PHOTOGRAPHS OF THE SOLAR CORONA.

Professor Zenger, of Prague, announces a success which, if confirmed, will be of high importance. By using a new form of "achromatic lens in combination with mirrors of large aperture and very short focal length, so as to reduce the focal length to four times the aperture," Professor Zenger claims to have photographed the solar corona with the protuberances on it, and also to have examined the corona through the telescope. He describes its appearance to the eye as "a a bright circular ring . . . on an average one minute in height, and only in exceptional cases of nearly two minutes, and an eccentricity amounting to only two or three seconds of arc."

DISTRIBUTION OF PUBLIC TIME.

The importance of this subject, which is now attracting general attention, will render the subjoined list of the various time-balls, time-guns, etc., of the world, valuable. It has been compiled from the best sources available, but corrections and additions will no doubt be necessary in many cases, as the materials for the compilation are somewhat limited.
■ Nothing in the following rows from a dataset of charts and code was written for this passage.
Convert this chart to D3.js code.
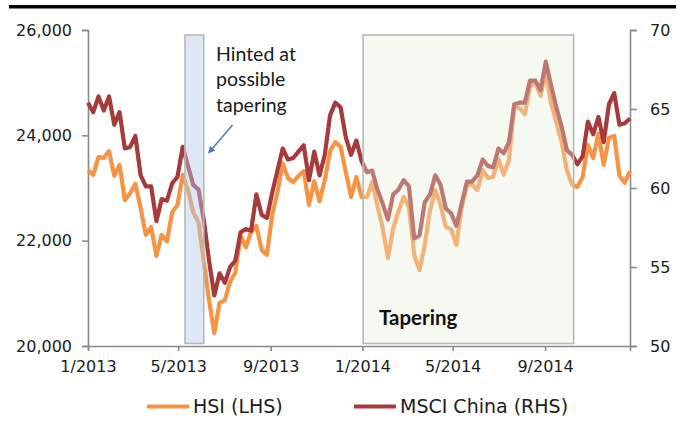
<!DOCTYPE html>
<html>
<head>
<meta charset="utf-8">
<script src="https://cdn.jsdelivr.net/npm/d3@7"></script>
<style>
  html, body { margin: 0; padding: 0; background: #ffffff; }
  svg { display: block; }
</style>
</head>
<body>
<div id="chart"></div>
<script>
// Weekly closes, Jan 2013 – Dec 2014
const startDate = "2013-01-01";
const endDate = "2014-12-23";

// Hang Seng Index (left axis)
const hsiValues = [
  23340, 23250, 23590, 23570, 23700, 23230, 23440, 22770, 22900, 23080,
  22620, 22110, 22260, 21710, 22110, 21990, 22540, 22680, 23250, 22960,
  22540, 22350, 21600, 20870, 20250, 20820, 20870, 21220, 21390, 22090,
  21880, 22160, 22280, 21820, 21730, 22490, 22920, 23470, 23190, 23110,
  23230, 23320, 22680, 23130, 22750, 23150, 23700, 23870, 23780, 23300,
  22830, 23210, 22830, 22830, 23110, 22660, 22240, 21670, 22240, 22560,
  22830, 22640, 21730, 21440, 21920, 22580, 22960, 22680, 22260, 22220,
  21920, 22620, 23060, 23060, 22960, 23340, 23190, 23210, 23550, 23250,
  23530, 24540, 24520, 24400, 24920, 25010, 24750, 25200, 24610, 24250,
  23870, 23340, 23060, 23020, 23210, 23820, 23570, 24030, 23440, 23950,
  23990, 23230, 23100, 23320
];

// MSCI China (right axis)
const msciValues = [
  65.4, 64.8, 65.8, 64.9, 65.8, 64.0, 64.8, 62.5, 62.6, 63.3,
  60.8, 60.1, 60.1, 57.9, 59.3, 59.2, 60.3, 60.7, 62.6, 61.4,
  60.2, 59.9, 58.0, 55.4, 53.2, 54.6, 54.0, 55.0, 55.4, 57.2,
  57.4, 57.3, 59.6, 58.3, 58.1, 59.7, 61.1, 62.5, 61.8, 61.9,
  62.3, 62.7, 60.5, 62.3, 60.8, 62.1, 64.6, 65.4, 65.1, 63.2,
  62.1, 63.0, 61.7, 61.0, 61.1, 59.9, 59.0, 58.0, 59.6, 59.9,
  60.5, 60.1, 56.8, 57.0, 59.1, 59.6, 60.8, 60.2, 58.7, 58.4,
  57.6, 59.0, 60.4, 60.4, 60.8, 61.8, 61.4, 61.3, 62.5, 62.2,
  62.9, 65.3, 65.4, 65.4, 66.8, 66.8, 66.2, 68.0, 66.5, 65.1,
  63.9, 62.4, 62.1, 61.5, 62.0, 64.2, 63.4, 64.5, 62.9, 65.3,
  66.0, 64.0, 64.1, 64.4
];

// Axis ticks
const leftTicks = [20000, 22000, 24000, 26000];
const rightTicks = [50, 55, 60, 65, 70];
const xTickDates = ["2013-01-01", "2013-05-01", "2013-09-01", "2014-01-01", "2014-05-01", "2014-09-01"];

// Shaded periods
const bandStarts = ["2013-05-10", "2014-01-02"];
const bandEnds = ["2013-06-04", "2014-10-09"];
const bandFills = ["#b3c9e8", "#e6efdb"];
const bandOpacity = [0.45, 0.35];

const seriesNames = ["HSI (LHS)", "MSCI China (RHS)"];
const seriesColors = ["#f79443", "#a73a3b"];

const W = 686, H = 423;
const margin = { left: 88, right: 56, top: 30, bottom: 77 };
const parse = d3.utcParse("%Y-%m-%d");

const svg = d3.select("#chart").append("svg")
  .attr("width", W).attr("height", H)
  .attr("viewBox", `0 0 ${W} ${H}`);

svg.append("rect").attr("width", W).attr("height", H).attr("fill", "#ffffff");

// Rule across the top
svg.append("line")
  .attr("x1", 9).attr("x2", 676).attr("y1", 6.8).attr("y2", 6.8)
  .attr("stroke", "#000").attr("stroke-width", 3.6);

const x = d3.scaleUtc()
  .domain([parse(startDate), parse(endDate)])
  .range([margin.left, W - margin.right]);
const yL = d3.scaleLinear().domain([20000, 26000]).range([H - margin.bottom, margin.top]);
const yR = d3.scaleLinear().domain([50, 70]).range([H - margin.bottom, margin.top]);

const dates = hsiValues.map((_, i) => d3.utcWeek.offset(parse(startDate), i));

const axisColor = "#8a8a8a";
const labelFont = "DejaVu Sans, sans-serif";

// Left axis
const gL = svg.append("g").attr("transform", `translate(${margin.left},0)`)
  .call(d3.axisLeft(yL).tickValues(leftTicks).tickFormat(d3.format(",")).tickSize(6).tickPadding(10));
// Right axis
const gR = svg.append("g").attr("transform", `translate(${W - margin.right},0)`)
  .call(d3.axisRight(yR).tickValues(rightTicks).tickSize(7).tickPadding(13));
// Bottom axis
const gX = svg.append("g").attr("transform", `translate(0,${H - margin.bottom})`)
  .call(d3.axisBottom(x).tickValues(xTickDates.map(parse))
    .tickFormat(d => `${d.getUTCMonth() + 1}/${d.getUTCFullYear()}`).tickSize(5).tickPadding(10));

[gL, gR, gX].forEach(g => {
  g.select(".domain").attr("stroke", axisColor).attr("stroke-width", 1.6);
  g.selectAll(".tick line").attr("stroke", axisColor).attr("stroke-width", 1.6);
  g.selectAll(".tick text")
    .attr("font-family", labelFont).attr("font-size", 16).attr("fill", "#1c1c1c");
});

// Series lines
const lineL = d3.line().x((d, i) => x(dates[i])).y(d => yL(d));
const lineR = d3.line().x((d, i) => x(dates[i])).y(d => yR(d));

svg.append("path").datum(hsiValues)
  .attr("d", lineL).attr("fill", "none")
  .attr("stroke", seriesColors[0]).attr("stroke-width", 4.2)
  .attr("stroke-linejoin", "round");
svg.append("path").datum(msciValues)
  .attr("d", lineR).attr("fill", "none")
  .attr("stroke", seriesColors[1]).attr("stroke-width", 4.2)
  .attr("stroke-linejoin", "round");

// Translucent shaded periods over the lines
bandStarts.forEach((s, i) => {
  const x0 = x(parse(s)), x1 = x(parse(bandEnds[i]));
  const top = yL(26000) + 5, bottom = yL(20000) - 2.5;
  svg.append("rect")
    .attr("x", x0).attr("y", top)
    .attr("width", x1 - x0).attr("height", bottom - top)
    .attr("fill", bandFills[i]).attr("fill-opacity", bandOpacity[i])
    .attr("stroke", "#b8b8b8").attr("stroke-width", 1.6);
});

// Annotation for the first shaded period
const note = svg.append("text")
  .attr("font-family", "Lato, sans-serif").attr("font-size", 19.5).attr("fill", "#1a1a1a");
["Hinted at", "possible", "tapering"].forEach((t, i) => {
  note.append("tspan").attr("x", 216).attr("y", 60.5 + i * 25.5).text(t);
});

svg.append("defs").append("marker")
  .attr("id", "arrowhead").attr("viewBox", "0 0 10 10")
  .attr("refX", 8).attr("refY", 5)
  .attr("markerWidth", 4.5).attr("markerHeight", 4.5)
  .attr("orient", "auto")
  .append("path").attr("d", "M0,0 L10,5 L0,10 z").attr("fill", "#4a7fc0");

svg.append("line")
  .attr("x1", 232.5).attr("y1", 125).attr("x2", 209).attr("y2", 152.5)
  .attr("stroke", "#4a7fc0").attr("stroke-width", 1.6)
  .attr("marker-end", "url(#arrowhead)");

svg.append("text")
  .attr("x", 379).attr("y", 325)
  .attr("font-family", "Lato, sans-serif").attr("font-weight", "bold")
  .attr("font-size", 20.5).attr("fill", "#111")
  .text("Tapering");

// Legend
const legendX = [147, 354];
seriesNames.forEach((name, i) => {
  const g = svg.append("g").attr("transform", `translate(${legendX[i]},406.5)`);
  g.append("line").attr("x1", 0).attr("x2", 42).attr("y1", 0).attr("y2", 0)
    .attr("stroke", seriesColors[i]).attr("stroke-width", 4);
  g.append("text").attr("x", 46).attr("y", 6.5)
    .attr("font-family", labelFont).attr("font-size", 19).attr("fill", "#1c1c1c")
    .text(name);
});
</script>
</body>
</html>
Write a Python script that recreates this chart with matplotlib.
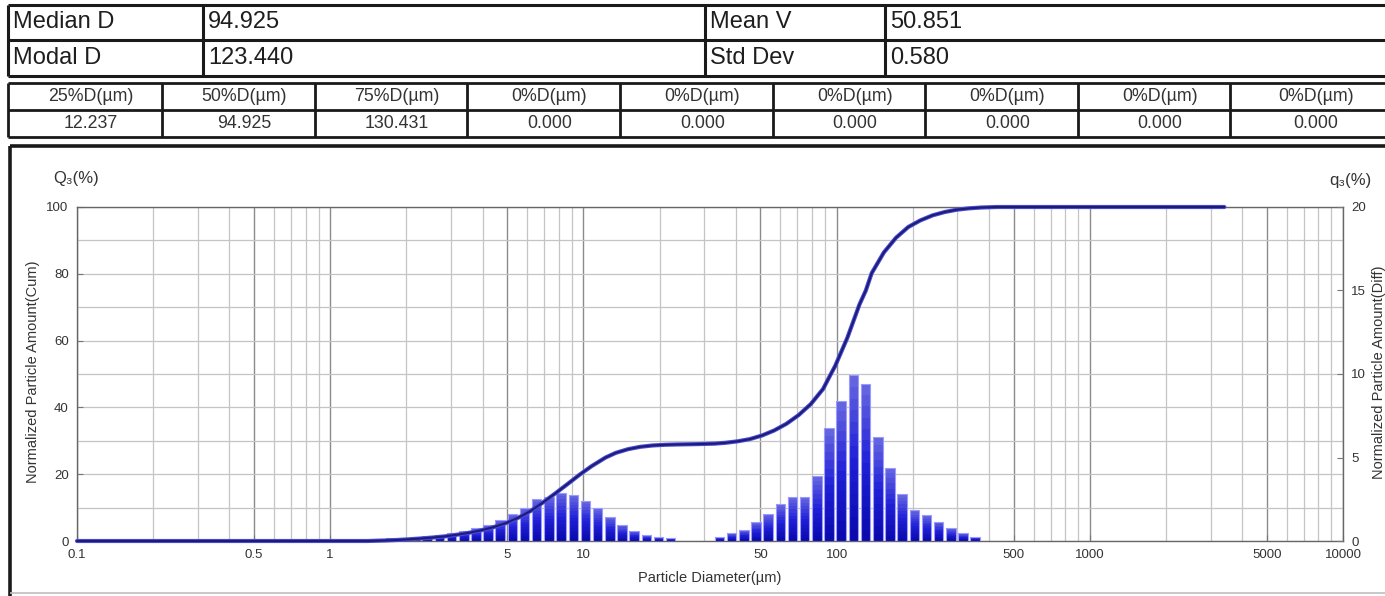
import numpy as np
import matplotlib
matplotlib.use("Agg")
import matplotlib.pyplot as plt
from matplotlib.lines import Line2D
from matplotlib.ticker import LogLocator, NullFormatter, MultipleLocator
from matplotlib.colors import LinearSegmentedColormap

plt.rcParams['font.family'] = ['Liberation Sans', 'DejaVu Sans']

# ---------------- summary statistics ----------------
stat_names_a = ["Median D", "Modal D"]
stat_values_a = ["94.925", "123.440"]
stat_names_b = ["Mean V", "Std Dev"]
stat_values_b = ["50.851", "0.580"]

pct_headers = ["25%D(µm)", "50%D(µm)", "75%D(µm)", "0%D(µm)", "0%D(µm)",
               "0%D(µm)", "0%D(µm)", "0%D(µm)", "0%D(µm)"]
pct_values = ["12.237", "94.925", "130.431", "0.000", "0.000",
              "0.000", "0.000", "0.000", "0.000"]

# ---------------- size distribution ----------------
# bin centre diameters (µm) and differential amount q3 (%)
bin_diam = [1.55, 1.73, 1.93, 2.16, 2.41, 2.70, 3.01, 3.37, 3.76, 4.20,
            4.69, 5.24, 5.86, 6.54, 7.31, 8.17, 9.12, 10.19, 11.38, 12.72,
            14.21, 15.87, 17.73, 19.81, 22.13, 24.72, 27.61, 30.84, 34.45, 38.49,
            43.00, 48.04, 53.67, 59.95, 66.98, 74.82, 83.59, 93.37, 104.3, 116.5,
            130.2, 145.4, 162.4, 181.5, 202.7, 226.5, 253.0, 282.7, 315.8, 352.8]
q3_diff = [0.10, 0.15, 0.20, 0.26, 0.30, 0.36, 0.46, 0.62, 0.76, 0.96,
           1.26, 1.64, 1.98, 2.50, 2.65, 2.90, 2.75, 2.38, 1.96, 1.44,
           0.95, 0.60, 0.33, 0.22, 0.16, 0.00, 0.00, 0.00, 0.26, 0.46,
           0.66, 1.12, 1.60, 2.20, 2.65, 2.65, 3.90, 6.75, 8.40, 9.95,
           9.40, 6.20, 4.40, 2.80, 1.85, 1.55, 1.16, 0.76, 0.46, 0.26]

# cumulative undersize Q3 (%)
cum_diam = [0.1, 1.40, 1.64, 1.83, 2.04, 2.28, 2.55, 2.85, 3.18, 3.56,
            3.97, 4.44, 4.96, 5.54, 6.19, 6.91, 7.73, 8.64, 9.64, 10.77,
            12.237, 13.44, 15.02, 16.77, 18.74, 20.94, 23.39, 28.0, 33.0, 36.4,
            40.7, 45.4, 50.8, 56.7, 63.4, 70.8, 79.1, 88.4, 94.925, 98.7,
            110.2, 123.1, 130.431, 137.6, 153.7, 171.7, 191.8, 214.3, 239.4, 267.4,
            298.8, 333.8, 372.9, 430.0, 3400.0]
cum_Q3 = [0.0, 0.0, 0.15, 0.3, 0.5, 0.75, 1.05, 1.4, 1.9, 2.5,
          3.25, 4.2, 5.4, 7.0, 9.0, 11.5, 14.2, 17.0, 19.8, 22.4,
          25.0, 26.4, 27.5, 28.2, 28.6, 28.8, 28.9, 29.0, 29.15, 29.4,
          29.85, 30.5, 31.6, 33.1, 35.1, 37.7, 41.0, 45.5, 50.0, 52.4,
          60.8, 70.8, 75.0, 80.2, 86.4, 90.8, 94.0, 96.0, 97.5, 98.5,
          99.2, 99.6, 99.85, 100.0, 100.0]

xtick_values = [0.1, 0.5, 1, 5, 10, 50, 100, 500, 1000, 5000, 10000]
xtick_labels = ["0.1", "0.5", "1", "5", "10", "50", "100", "500", "1000", "5000", "10000"]
left_ticks = [0, 20, 40, 60, 80, 100]
right_ticks = [0, 5, 10, 15, 20]

# ---------------- figure & pixel helpers ----------------
W, H = 1385, 596
fig = plt.figure(figsize=(W / 100, H / 100), dpi=100)
fig.patch.set_facecolor('white')


def fx(x):
    return x / W


def fy(y):
    return 1 - y / H


def hline(x0, x1, y, lw=2.2, color='#1a1a1a'):
    fig.add_artist(Line2D([fx(x0), fx(x1)], [fy(y), fy(y)],
                          transform=fig.transFigure, lw=lw, color=color,
                          solid_capstyle='butt'))


def vline(x, y0, y1, lw=2.2, color='#1a1a1a'):
    fig.add_artist(Line2D([fx(x), fx(x)], [fy(y0), fy(y1)],
                          transform=fig.transFigure, lw=lw, color=color,
                          solid_capstyle='butt'))


TXT = '#1e1e1e'

# ---------------- statistics table ----------------
t1_top, t1_mid, t1_bot = 5, 40, 76
t1_left, t1_right = 8, 1390
for y in (t1_top, t1_mid, t1_bot):
    hline(t1_left, t1_right, y)
for x in (t1_left, 203, 705, 885):
    vline(x, t1_top, t1_bot)
for i, y in enumerate([(t1_top + t1_mid) / 2, (t1_mid + t1_bot) / 2]):
    fig.text(fx(13), fy(y), stat_names_a[i], fontsize=17, color=TXT, va='center', ha='left')
    fig.text(fx(208), fy(y), stat_values_a[i], fontsize=17, color=TXT, va='center', ha='left')
    fig.text(fx(710), fy(y), stat_names_b[i], fontsize=17, color=TXT, va='center', ha='left')
    fig.text(fx(890), fy(y), stat_values_b[i], fontsize=17, color=TXT, va='center', ha='left')

# ---------------- percentile table ----------------
t2_top, t2_mid, t2_bot = 83, 110, 137
col_edges = [8, 162, 315, 467, 620, 773, 925, 1078, 1230, 1390]
for y in (t2_top, t2_mid, t2_bot):
    hline(8, 1390, y, lw=2.0)
for x in col_edges[:-1]:
    vline(x, t2_top, t2_bot, lw=2.0)
for i in range(9):
    cx = (col_edges[i] + col_edges[i + 1]) / 2 + 6
    fig.text(fx(cx), fy((t2_top + t2_mid) / 2), pct_headers[i], fontsize=12.8,
             color='#333333', ha='center', va='center')
    fig.text(fx(cx), fy((t2_mid + t2_bot) / 2), pct_values[i], fontsize=12.8,
             color='#333333', ha='center', va='center')

# ---------------- chart panel frame ----------------
vline(10, 146, 596, lw=2.6)
hline(10, 1390, 146, lw=2.6)
hline(10, 1390, 593, lw=1.2, color='#bdbdbd')

# ---------------- axes ----------------
ax = fig.add_axes([fx(77), 55 / H, (1343 - 77) / W, (541 - 207) / H])
ax.set_xscale('log')
ax.set_xlim(0.1, 10000)
ax.set_ylim(0, 100)
ax.set_xticks(xtick_values)
ax.set_xticklabels(xtick_labels)
ax.xaxis.set_minor_locator(LogLocator(base=10, subs=np.arange(2, 10)))
ax.xaxis.set_minor_formatter(NullFormatter())
ax.set_yticks(left_ticks)
ax.yaxis.set_minor_locator(MultipleLocator(10))
ax.grid(which='major', axis='x', color='#8a8a8a', lw=1.0)
ax.grid(which='minor', axis='x', color='#c4c4c4', lw=0.9)
ax.grid(which='both', axis='y', color='#c4c4c4', lw=0.9)
ax.set_axisbelow(True)
ax.tick_params(which='major', direction='in', length=4, color='#777777',
               labelsize=9.5, labelcolor='#333333', pad=6)
ax.tick_params(which='minor', length=0)
for s in ax.spines.values():
    s.set_color('#666666')
    s.set_linewidth(1.0)

# differential bars on the right-hand scale
ax2 = ax.twinx()
ax2.set_ylim(0, 20)
ax2.set_yticks(right_ticks)
ax2.tick_params(direction='in', length=4, color='#777777', labelsize=9.5,
                labelcolor='#333333', pad=6)
for s in ax2.spines.values():
    s.set_visible(False)

d = np.asarray(bin_diam)
h = np.asarray(q3_diff)
logd = np.log10(d)
step = np.median(np.diff(logd))
half = 0.39 * step
left_edge = 10 ** (logd - half)
right_edge = 10 ** (logd + half)
widths = right_edge - left_edge
keep = h > 0
cmap = LinearSegmentedColormap.from_list('barfill', ['#0a0aae', '#2020d8', '#6464e0'])
n_seg = 14
for k in range(n_seg):
    ax2.bar(left_edge[keep], h[keep] / n_seg, width=widths[keep],
            bottom=h[keep] * k / n_seg, align='edge', color=cmap(k / (n_seg - 1)),
            linewidth=0, zorder=2)
ax2.bar(left_edge[keep], h[keep], width=widths[keep], align='edge',
        facecolor='none', edgecolor='#9a9aff', linewidth=0.8, zorder=3)

# cumulative curve on the left-hand scale, drawn on top
ax3 = ax.twinx()
ax3.set_ylim(0, 100)
ax3.set_axis_off()
ax3.plot(cum_diam, cum_Q3, color='#4a4ad4', lw=3.0, solid_capstyle='round',
         solid_joinstyle='round', clip_on=False)
ax3.plot(cum_diam, cum_Q3, color='#1c1c78', lw=1.5, solid_capstyle='round',
         solid_joinstyle='round', clip_on=False)

# ---------------- axis captions ----------------
fig.text(fx(76), fy(178), "Q₃(%)", fontsize=12, color='#333333', ha='center', va='center')
fig.text(fx(1350), fy(180), "q₃(%)", fontsize=12, color='#333333', ha='center', va='center')
fig.text(fx(33), fy(372), "Normalized Particle Amount(Cum)", rotation=90,
         fontsize=10.5, color='#333333', ha='center', va='center')
fig.text(fx(1379), fy(372), "Normalized Particle Amount(Diff)", rotation=90,
         fontsize=10.5, color='#333333', ha='center', va='center')
fig.text(fx(710), fy(578), "Particle Diameter(µm)", fontsize=10.5,
         color='#333333', ha='center', va='center')

fig.savefig('out.png', dpi=100)
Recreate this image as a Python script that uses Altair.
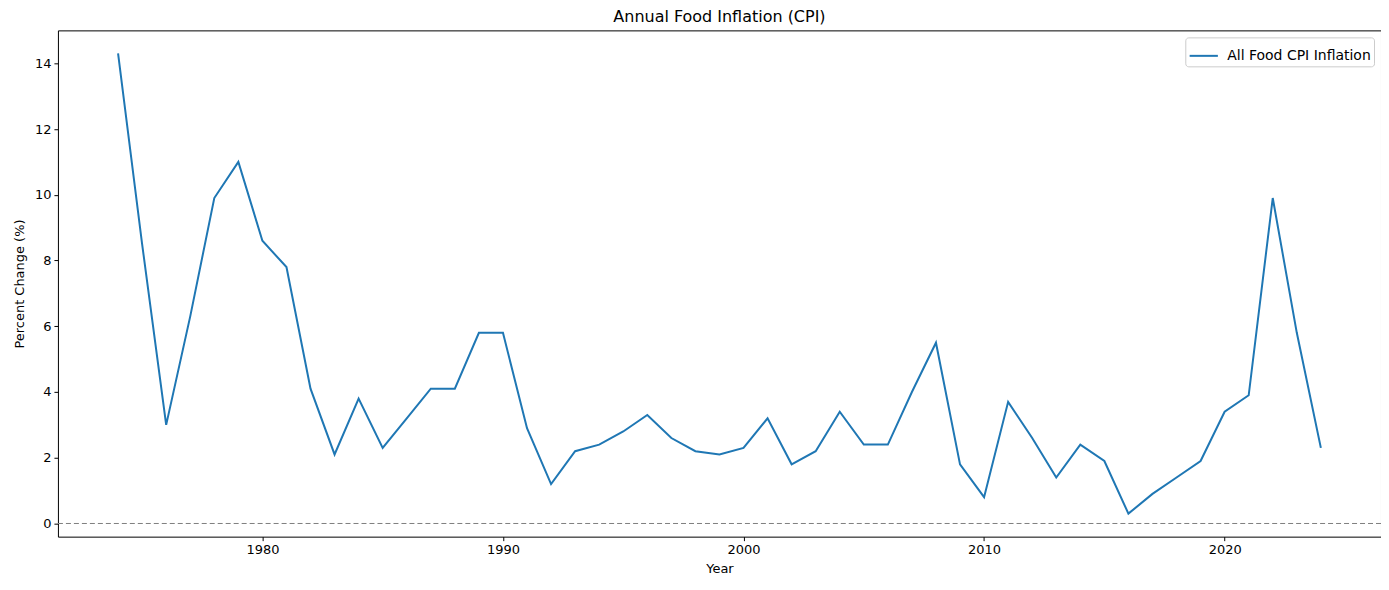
import altair as alt
import pandas as pd

years = list(range(1974, 2025))
inflation = [14.3, 8.5, 3.0, 6.3, 9.9, 11.0, 8.6, 7.8, 4.1, 2.1,
             3.8, 2.3, 3.2, 4.1, 4.1, 5.8, 5.8, 2.9, 1.2, 2.2,
             2.4, 2.8, 3.3, 2.6, 2.2, 2.1, 2.3, 3.2, 1.8, 2.2,
             3.4, 2.4, 2.4, 4.0, 5.5, 1.8, 0.8, 3.7, 2.6, 1.4,
             2.4, 1.9, 0.3, 0.9, 1.4, 1.9, 3.4, 3.9, 9.9, 5.8, 2.3]
series_name = "All Food CPI Inflation"

df = pd.DataFrame({"Year": years, "Inflation": inflation, "Series": series_name})

FONT = "DejaVu Sans"

xscale = alt.Scale(domain=[1971.5, 2026.5], nice=False, zero=False)
yscale = alt.Scale(domain=[-0.4, 15.0], nice=False, zero=False)

line = alt.Chart(df).mark_line(strokeWidth=2, clip=True).encode(
    x=alt.X("Year:Q", scale=xscale,
            axis=alt.Axis(title="Year", values=[1980, 1990, 2000, 2010, 2020], format="d",
                          grid=False, tickSize=4, labelPadding=3, titlePadding=6)),
    y=alt.Y("Inflation:Q", scale=yscale,
            axis=alt.Axis(title="Percent Change (%)", values=[0, 2, 4, 6, 8, 10, 12, 14],
                          grid=False, tickSize=4, labelPadding=3, titlePadding=8)),
    color=alt.Color("Series:N", scale=alt.Scale(range=["#1f77b4"]),
                    legend=alt.Legend(title=None, orient="top-right", symbolType="stroke",
                                      symbolStrokeWidth=2, symbolSize=800,
                                      strokeColor="#cccccc", fillColor="white",
                                      padding=3, cornerRadius=3, offset=7,
                                      labelFontSize=14, labelFont=FONT, labelColor="black",
                                      labelOffset=8)),
)

zero = alt.Chart(pd.DataFrame({"y": [0]})).mark_rule(
    color="gray", strokeDash=[5, 3], strokeWidth=1
).encode(y=alt.Y("y:Q", scale=yscale))

chart = alt.layer(zero, line).properties(
    width=1325, height=507,
    title=alt.TitleParams("Annual Food Inflation (CPI)", font=FONT, fontSize=16,
                          fontWeight="normal", color="black", offset=5),
    autosize=alt.AutoSizeParams(type="none"),
    padding={"left": 50, "top": 22, "right": 0, "bottom": 45},
).configure_view(stroke="black", strokeWidth=1).configure_axis(
    labelFont=FONT, titleFont=FONT, labelFontSize=13, titleFontSize=13,
    labelColor="black", titleColor="black", titleFontWeight="normal",
    domain=False, tickColor="black",
)

chart.save("out.html", embed_options={"renderer": "svg", "actions": False})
List of Time-balls, Time-signals, etc.

EUROPE.

Helsingfors.-There is a time-ball dropped at noon at the observatory, and a gun fired either on the guard-ship or

ashore.

Bergen.-A time-ball is dropped daily at noon.

St. Petersburg-Several public clocks in the city are controlled from the Pulkova Observatory, and a time-ball (or time-gun) makes a signal at noon daily.

Kiel.-Time-ball (or time-gun) for shipping.

Dantzig.-Time-ball at local noon and at Greenwich 14. Hamburg.-Time-ball (or time-gun) for shipping. Paris. The public clocks are controlled from the Paris Observatory.

Lisbon. A time-ball is dropped from the observatory at 14 Lisbon mean time, and one is dropped simultaneously on the south side of the river from Prayal flag-staff.